I was doing TRIPINV. The problem requires us to find triplets with ai > aj > ak for i < j < k
.
I was thinking of using 2 BITs for the same, and use a (Sum) C (2), and of sum of (SameElements) C (2). But I can't maintain the order of elements this way. For instance, in A[1..6] = 3 2 1 3 2 1 My program would identify A[2],A[5],A[6] as a triplet too.
Can anyone help me out?
PS: C denotes Combination
I think that we simply need to calculate for every index j, how many indices i < j satisfy inequality ai > aj (lets denote result as A), how many indices k > j satisfy inequality aj > ak (lets denote result as B), and add to answer A·B. We can calculate A, adding numbers to BIT in decreasing order, and for calculating B we add numbers to another BIT in increasing order.
Building the 2nd BIT in the reverse order was very clever.
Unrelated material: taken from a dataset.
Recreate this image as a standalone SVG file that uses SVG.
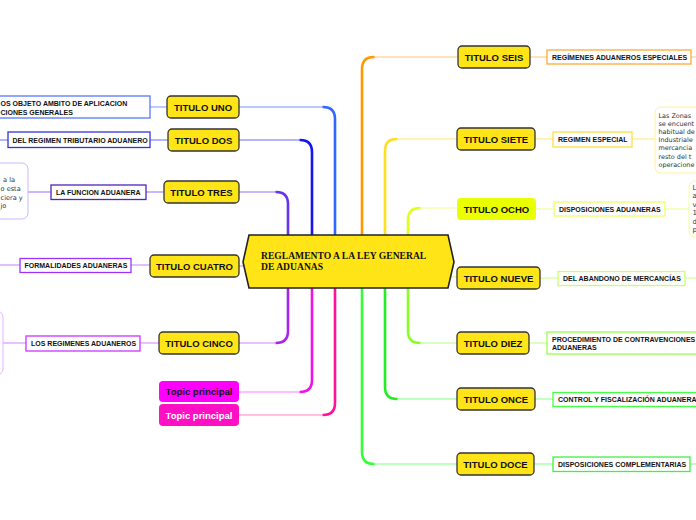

Thank you!
Let's use 2 BITs. First BIT T1[x] will count number of elements greater or equal than x, while second BIT T2[x] will count number of inversions i, j (i < j and A[i] > A[j]) such that A[j] > = x, that is number of inversions with second element greater or equal to x. Then after reading a number n, we query the first bit for n + 1 and perform increase operation to the second BIT at n with that value. Finally we query second BIT for n + 1 and add that value to our final answer.
Code is very short and pretty -> C++ Code
There is a similar problem on CF:
http://codeforces.me/problemset/problem/61/E
Yet another similar problem.
You can use
two segment tree for solving it in O(nlogn)
, for tracking the number of elements smaller to the right and larger to the left of any particular element then basically you have to add all theleft[i]*right[i]